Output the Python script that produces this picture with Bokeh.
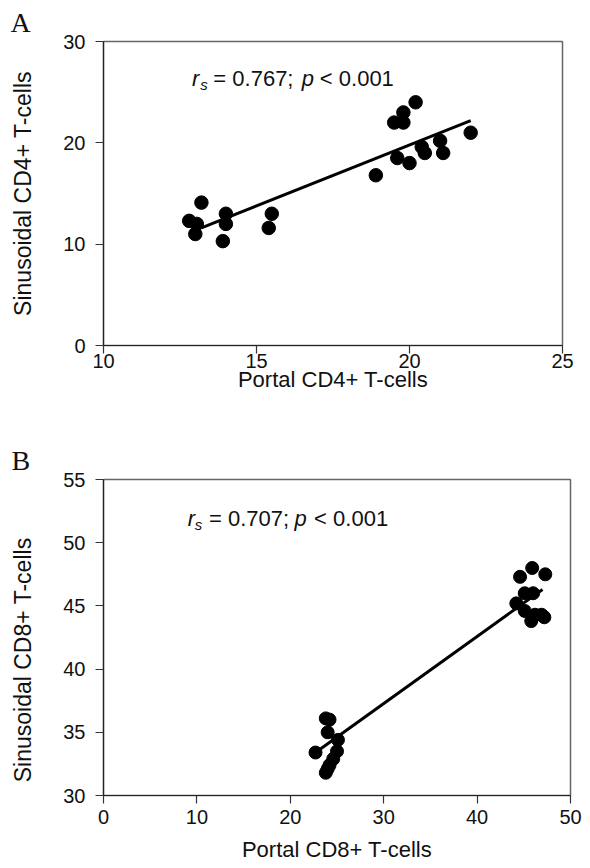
import numpy as np
from bokeh.plotting import figure
from bokeh.models import Range1d, FixedTicker, Label, Title
from bokeh.layouts import column
from bokeh.embed import file_html
from bokeh.resources import INLINE

# ---------------- Panel A data (CD4+) ----------------
portal_cd4 = [12.8, 13.05, 13.0, 13.2, 14.0, 14.0, 13.9, 15.5, 15.4, 18.9,
              19.5, 19.8, 19.8, 20.2, 19.6, 20.0, 20.4, 20.5, 21.0, 21.1, 22.0]
sinus_cd4 = [12.3, 12.0, 11.0, 14.1, 13.0, 12.0, 10.3, 13.0, 11.6, 16.8,
             22.0, 22.0, 23.0, 24.0, 18.5, 18.0, 19.6, 19.0, 20.2, 19.0, 21.0]
fit_cd4_x = [13.2, 22.0]
fit_cd4_y = [11.6, 22.2]
ticks_a_x = [10, 15, 20, 25]
ticks_a_y = [0, 10, 20, 30]
rs_a = "0.767"

# ---------------- Panel B data (CD8+) ----------------
portal_cd8 = [22.7, 23.8, 24.2, 24.0, 25.1, 25.0, 24.6, 24.2, 23.8, 24.0,
              44.6, 45.9, 47.3, 45.1, 46.0, 44.2, 45.1, 45.8, 46.2, 46.9, 47.2]
sinus_cd8 = [33.4, 36.1, 36.0, 35.0, 34.4, 33.5, 32.9, 32.4, 31.8, 32.1,
             47.3, 48.0, 47.5, 46.0, 46.0, 45.2, 44.6, 43.8, 44.3, 44.3, 44.1]
fit_cd8_x = [22.7, 47.0]
fit_cd8_y = [33.4, 46.3]
ticks_b_x = [0, 10, 20, 30, 40, 50]
ticks_b_y = [30, 35, 40, 45, 50, 55]
rs_b = "0.707"

FONT = "Liberation Sans"
SERIF = "Liberation Serif"


def style(p, xstand, xlab_stand):
    p.grid.visible = False
    p.background_fill_color = "white"
    p.border_fill_color = "white"
    p.outline_line_color = "#666666"
    p.outline_line_width = 1.5
    for ax in (p.xaxis, p.yaxis):
        ax.axis_line_color = "#222222"
        ax.axis_line_width = 1.2
        ax.major_tick_line_color = "#333333"
        ax.major_tick_line_width = 1.2
        ax.major_tick_in = 0
        ax.major_tick_out = 8
        ax.minor_tick_line_color = None
        ax.major_label_text_font = FONT
        ax.major_label_text_font_size = "20px"
        ax.major_label_text_color = "#111111"
        ax.axis_label_text_font = FONT
        ax.axis_label_text_font_style = "normal"
        ax.axis_label_text_color = "#111111"
    p.xaxis.axis_label_text_font_size = "22px"
    p.yaxis.axis_label_text_font_size = "23px"
    p.xaxis.major_label_standoff = xstand
    p.xaxis.axis_label_standoff = xlab_stand
    p.yaxis.major_label_standoff = 10
    p.yaxis.axis_label_standoff = 24


def add_stat(p, rs, xr, xs, xeq, xp, xlt, yb, ys):
    common = dict(text_font=FONT, text_color="#111111", text_baseline="alphabetic",
                  text_align="left")
    p.add_layout(Label(x=xr, y=yb, text="r", text_font_size="22px",
                       text_font_style="italic", **common))
    p.add_layout(Label(x=xs, y=ys, text="s", text_font_size="15px",
                       text_font_style="italic", **common))
    p.add_layout(Label(x=xeq, y=yb, text="= " + rs + ";", text_font_size="22px", **common))
    p.add_layout(Label(x=xp, y=yb, text="p", text_font_size="22px",
                       text_font_style="italic", **common))
    p.add_layout(Label(x=xlt, y=yb, text="< 0.001", text_font_size="22px", **common))


def panel_title(text, offset, standoff):
    return Title(text=text, align="left", offset=offset, standoff=standoff,
                 text_font=SERIF, text_font_size="28px", text_font_style="normal",
                 text_color="#111111")


# ---------------- Panel A ----------------
pa = figure(width=582, height=423, output_backend="svg", toolbar_location=None,
            x_range=Range1d(10, 25), y_range=Range1d(0, 30),
            min_border_left=103, min_border_right=20, min_border_top=40, min_border_bottom=78,
            x_axis_label="Portal CD4+ T-cells", y_axis_label="Sinusoidal CD4+ T-cells")
pa.title = panel_title("A", -93, 8)
style(pa, 0, -4)
pa.xaxis.ticker = FixedTicker(ticks=ticks_a_x)
pa.yaxis.ticker = FixedTicker(ticks=ticks_a_y)
pa.line(fit_cd4_x, fit_cd4_y, line_width=3, color="black")
pa.scatter(portal_cd4, sinus_cd4, size=13.5, color="black")
add_stat(pa, rs_a, 12.89, 13.16, 13.59, 16.48, 17.07, 26.39, 25.77)

# ---------------- Panel B ----------------
# trailing non-breaking spaces shift the rotated label down, as in the original
pb = figure(width=590, height=445, output_backend="svg", toolbar_location=None,
            x_range=Range1d(0, 50), y_range=Range1d(30, 55),
            min_border_left=101, min_border_right=15, min_border_top=56, min_border_bottom=73,
            x_axis_label="Portal CD8+ T-cells",
            y_axis_label="Sinusoidal CD8+ T-cells" + "\u00a0" * 7)
pb.title = panel_title("B", -92, 7)
style(pb, 6, 10)
pb.xaxis.ticker = FixedTicker(ticks=ticks_b_x)
pb.yaxis.ticker = FixedTicker(ticks=ticks_b_y)
pb.line(fit_cd8_x, fit_cd8_y, line_width=3, color="black")
pb.scatter(portal_cd8, sinus_cd8, size=13, color="black")
add_stat(pb, rs_b, 9.01, 9.78, 11.29, 20.45, 22.55, 51.89, 51.44)

layout = column(pa, pb, spacing=0)
open("out.html", "w").write(file_html(layout, INLINE))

--------

◆ WORK TO BE COMPLETED ◆
Restate the entire listing word for word, excluding pictures.

◆ COMPLETE RESPONSE ◆
Output the Python script that produces this picture with Bokeh.
import numpy as np
from bokeh.plotting import figure
from bokeh.models import Range1d, FixedTicker, Label, Title
from bokeh.layouts import column
from bokeh.embed import file_html
from bokeh.resources import INLINE

# ---------------- Panel A data (CD4+) ----------------
portal_cd4 = [12.8, 13.05, 13.0, 13.2, 14.0, 14.0, 13.9, 15.5, 15.4, 18.9,
              19.5, 19.8, 19.8, 20.2, 19.6, 20.0, 20.4, 20.5, 21.0, 21.1, 22.0]
sinus_cd4 = [12.3, 12.0, 11.0, 14.1, 13.0, 12.0, 10.3, 13.0, 11.6, 16.8,
             22.0, 22.0, 23.0, 24.0, 18.5, 18.0, 19.6, 19.0, 20.2, 19.0, 21.0]
fit_cd4_x = [13.2, 22.0]
fit_cd4_y = [11.6, 22.2]
ticks_a_x = [10, 15, 20, 25]
ticks_a_y = [0, 10, 20, 30]
rs_a = "0.767"

# ---------------- Panel B data (CD8+) ----------------
portal_cd8 = [22.7, 23.8, 24.2, 24.0, 25.1, 25.0, 24.6, 24.2, 23.8, 24.0,
              44.6, 45.9, 47.3, 45.1, 46.0, 44.2, 45.1, 45.8, 46.2, 46.9, 47.2]
sinus_cd8 = [33.4, 36.1, 36.0, 35.0, 34.4, 33.5, 32.9, 32.4, 31.8, 32.1,
             47.3, 48.0, 47.5, 46.0, 46.0, 45.2, 44.6, 43.8, 44.3, 44.3, 44.1]
fit_cd8_x = [22.7, 47.0]
fit_cd8_y = [33.4, 46.3]
ticks_b_x = [0, 10, 20, 30, 40, 50]
ticks_b_y = [30, 35, 40, 45, 50, 55]
rs_b = "0.707"

FONT = "Liberation Sans"
SERIF = "Liberation Serif"


def style(p, xstand, xlab_stand):
    p.grid.visible = False
    p.background_fill_color = "white"
    p.border_fill_color = "white"
    p.outline_line_color = "#666666"
    p.outline_line_width = 1.5
    for ax in (p.xaxis, p.yaxis):
        ax.axis_line_color = "#222222"
        ax.axis_line_width = 1.2
        ax.major_tick_line_color = "#333333"
        ax.major_tick_line_width = 1.2
        ax.major_tick_in = 0
        ax.major_tick_out = 8
        ax.minor_tick_line_color = None
        ax.major_label_text_font = FONT
        ax.major_label_text_font_size = "20px"
        ax.major_label_text_color = "#111111"
        ax.axis_label_text_font = FONT
        ax.axis_label_text_font_style = "normal"
        ax.axis_label_text_color = "#111111"
    p.xaxis.axis_label_text_font_size = "22px"
    p.yaxis.axis_label_text_font_size = "23px"
    p.xaxis.major_label_standoff = xstand
    p.xaxis.axis_label_standoff = xlab_stand
    p.yaxis.major_label_standoff = 10
    p.yaxis.axis_label_standoff = 24


def add_stat(p, rs, xr, xs, xeq, xp, xlt, yb, ys):
    common = dict(text_font=FONT, text_color="#111111", text_baseline="alphabetic",
                  text_align="left")
    p.add_layout(Label(x=xr, y=yb, text="r", text_font_size="22px",
                       text_font_style="italic", **common))
    p.add_layout(Label(x=xs, y=ys, text="s", text_font_size="15px",
                       text_font_style="italic", **common))
    p.add_layout(Label(x=xeq, y=yb, text="= " + rs + ";", text_font_size="22px", **common))
    p.add_layout(Label(x=xp, y=yb, text="p", text_font_size="22px",
                       text_font_style="italic", **common))
    p.add_layout(Label(x=xlt, y=yb, text="< 0.001", text_font_size="22px", **common))


def panel_title(text, offset, standoff):
    return Title(text=text, align="left", offset=offset, standoff=standoff,
                 text_font=SERIF, text_font_size="28px", text_font_style="normal",
                 text_color="#111111")


# ---------------- Panel A ----------------
pa = figure(width=582, height=423, output_backend="svg", toolbar_location=None,
            x_range=Range1d(10, 25), y_range=Range1d(0, 30),
            min_border_left=103, min_border_right=20, min_border_top=40, min_border_bottom=78,
            x_axis_label="Portal CD4+ T-cells", y_axis_label="Sinusoidal CD4+ T-cells")
pa.title = panel_title("A", -93, 8)
style(pa, 0, -4)
pa.xaxis.ticker = FixedTicker(ticks=ticks_a_x)
pa.yaxis.ticker = FixedTicker(ticks=ticks_a_y)
pa.line(fit_cd4_x, fit_cd4_y, line_width=3, color="black")
pa.scatter(portal_cd4, sinus_cd4, size=13.5, color="black")
add_stat(pa, rs_a, 12.89, 13.16, 13.59, 16.48, 17.07, 26.39, 25.77)

# ---------------- Panel B ----------------
# trailing non-breaking spaces shift the rotated label down, as in the original
pb = figure(width=590, height=445, output_backend="svg", toolbar_location=None,
            x_range=Range1d(0, 50), y_range=Range1d(30, 55),
            min_border_left=101, min_border_right=15, min_border_top=56, min_border_bottom=73,
            x_axis_label="Portal CD8+ T-cells",
            y_axis_label="Sinusoidal CD8+ T-cells" + "\u00a0" * 7)
pb.title = panel_title("B", -92, 7)
style(pb, 6, 10)
pb.xaxis.ticker = FixedTicker(ticks=ticks_b_x)
pb.yaxis.ticker = FixedTicker(ticks=ticks_b_y)
pb.line(fit_cd8_x, fit_cd8_y, line_width=3, color="black")
pb.scatter(portal_cd8, sinus_cd8, size=13, color="black")
add_stat(pb, rs_b, 9.01, 9.78, 11.29, 20.45, 22.55, 51.89, 51.44)

layout = column(pa, pb, spacing=0)
open("out.html", "w").write(file_html(layout, INLINE))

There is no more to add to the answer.